Schematic representation of the protein interaction described by our mathematical model. In the cytoplasm (light green background), ATM dimers are monomerized by oxidative stress, and ATM monomers migrate near the nucleus (step 1 in the figure). ATM monomers may eventually cross the nucleus membrane and reach the nucleus (light blue background) to detect DSB and trigger their repair process (step 2). On their way to the nucleus, cytoplasmic ATM monomers may form ATM-X protein complexes as well as ATM dimers around the nucleus, leading to the formation of a perinuclear ATM crown (light red background) (step 3).
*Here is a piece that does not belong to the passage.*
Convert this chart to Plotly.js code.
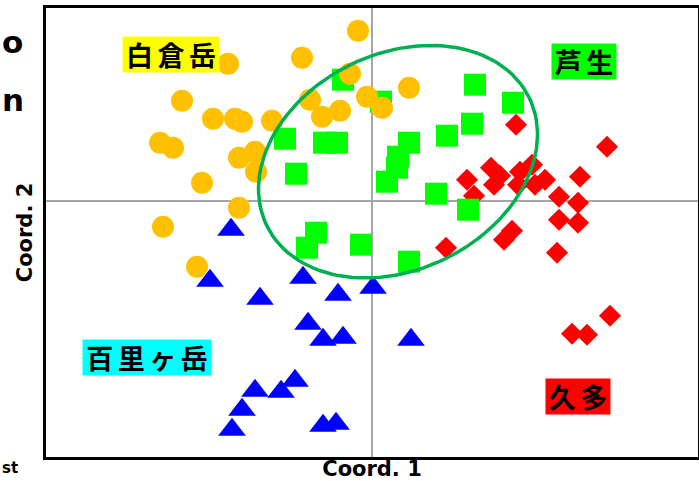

When the perinuclear ATM crown is formed and thick enough, cytoplasmic ATM monomers cannot reach the nucleus anymore.

Figure 8

Numerical simulation representing the qualitative behavior of the different protein concentrations as a function of time. (A) We observed that as the perinuclear ATM crown (due to forced ATM concentration, in dashed blue curve) reaches a certain threshold (two weeks here), the radius of the nucleus (in blue curve) increases up to 3-folds its initial size, leading to the release of the induced stress (in orange curve). (B) These events lead to a monomerization of the ATM dimers (ATM dimers and ATM-X-protein–ATM complexes) in the crown (green and magenta curves). These events lead to the destruction of the pATM crown. In addition, the newly formed cytoplasmic ATM monomers may cross the nucleus and recognize the DSB (black curve).